:: SOURCE EXCERPT ::

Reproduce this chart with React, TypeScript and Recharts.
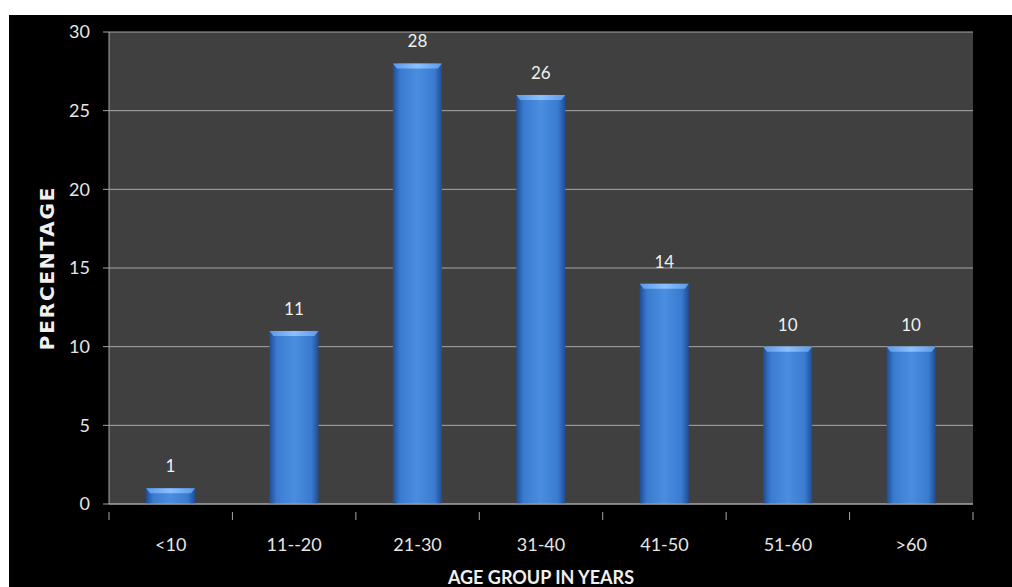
import React from 'react';
import {
  BarChart,
  Bar,
  XAxis,
  YAxis,
  CartesianGrid,
  LabelList,
  Label,
} from 'recharts';

const ageGroups = ['<10', '11--20', '21-30', '31-40', '41-50', '51-60', '>60'];
const percentages = [1, 11, 28, 26, 14, 10, 10];
const yTicks = [0, 5, 10, 15, 20, 25, 30];

const data = ageGroups.map((group, i) => ({ group, value: percentages[i] }));

const CHART_W = 1003;
const CHART_H = 572;
const X_AXIS_H = 83;
const MARGIN = { top: 17, right: 39, bottom: 0, left: 40 };
const Y_AXIS_W = 60;
const PLOT_W = CHART_W - MARGIN.left - MARGIN.right - Y_AXIS_W;
const BAND = PLOT_W / ageGroups.length;

const FONT = 'Lato, "Open Sans", sans-serif';

function GlossyBar(props: any) {
  const { x, y, width, height } = props;
  if (!height || height <= 0) return null;
  const cap = Math.min(5, height);
  return (
    <g>
      <rect x={x} y={y} width={width} height={height} fill="url(#barBody)" />
      <polygon
        points={`${x},${y} ${x + width},${y} ${x + width - 4},${y + cap} ${x + 4},${y + cap}`}
        fill="url(#barCap)"
      />
    </g>
  );
}

function CategoryTick(props: any) {
  const { x, y, payload, index } = props;
  const left = x - BAND / 2;
  return (
    <g>
      <line x1={left} y1={y} x2={left} y2={y + 8} stroke="#a6a6a6" strokeWidth={1} />
      {index === ageGroups.length - 1 && (
        <line x1={x + BAND / 2} y1={y} x2={x + BAND / 2} y2={y + 8} stroke="#a6a6a6" strokeWidth={1} />
      )}
      <text
        x={x}
        y={y + 39}
        textAnchor="middle"
        fill="#e6e6e6"
        fontSize={18}
        fontFamily={FONT}
      >
        {payload.value}
      </text>
    </g>
  );
}

export default function App() {
  return (
    <div
      style={{
        position: 'absolute',
        left: 9,
        top: 15,
        width: CHART_W,
        height: CHART_H,
        background: '#000',
      }}
    >
      <BarChart width={CHART_W} height={CHART_H} data={data} margin={MARGIN} barCategoryGap="30%">
        <defs>
          <linearGradient id="barBody" x1="0" y1="0" x2="1" y2="0">
            <stop offset="0%" stopColor="#1f4d94" />
            <stop offset="15%" stopColor="#3a7bd0" />
            <stop offset="50%" stopColor="#4a8ee0" />
            <stop offset="85%" stopColor="#3a7bd0" />
            <stop offset="100%" stopColor="#1f4d94" />
          </linearGradient>
          <linearGradient id="barCap" x1="0" y1="0" x2="1" y2="0">
            <stop offset="0%" stopColor="#5b9ae8" />
            <stop offset="50%" stopColor="#8cc0ff" />
            <stop offset="100%" stopColor="#5b9ae8" />
          </linearGradient>
        </defs>
        <CartesianGrid vertical={false} stroke="#a6a6a6" fill="#404040" fillOpacity={1} />
        <XAxis
          dataKey="group"
          stroke="#a6a6a6"
          tickLine={false}
          tick={<CategoryTick />}
          interval={0}
          height={X_AXIS_H}
        >
          <Label
            value="AGE GROUP IN YEARS"
            position="insideBottom"
            offset={3}
            fill="#f0f0f0"
            fontSize={18}
            fontWeight="bold"
            fontFamily={FONT}
          />
        </XAxis>
        <YAxis
          width={Y_AXIS_W}
          domain={[0, 30]}
          ticks={yTicks}
          stroke="#a6a6a6"
          tickSize={6}
          tickMargin={13}
          tick={{ fill: '#e6e6e6', fontSize: 18, fontFamily: FONT }}
        >
          <Label
            value="PERCENTAGE"
            angle={-90}
            position="center"
            dx={-32}
            fill="#f0f0f0"
            fontSize={20}
            fontWeight="bold"
            letterSpacing={1.8}
            fontFamily='"DejaVu Sans", sans-serif'
          />
        </YAxis>
        <Bar dataKey="value" shape={<GlossyBar />} isAnimationActive={false}>
          <LabelList
            dataKey="value"
            position="top"
            offset={16}
            fill="#f0f0f0"
            fontSize={17}
            fontFamily={FONT}
          />
        </Bar>
      </BarChart>
    </div>
  );
}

:: STATED PROBLEM ::
Write down every line from the opening of the listing to the line with "const data = ageGroups.map((group, i)", both included, and nothing else; the pictures are omitted.

:: SOLVED EXERCISE ::
Reproduce this chart with React, TypeScript and Recharts.
import React from 'react';
import {
  BarChart,
  Bar,
  XAxis,
  YAxis,
  CartesianGrid,
  LabelList,
  Label,
} from 'recharts';

const ageGroups = ['<10', '11--20', '21-30', '31-40', '41-50', '51-60', '>60'];
const percentages = [1, 11, 28, 26, 14, 10, 10];
const yTicks = [0, 5, 10, 15, 20, 25, 30];

const data = ageGroups.map((group, i) => ({ group, value: percentages[i] }));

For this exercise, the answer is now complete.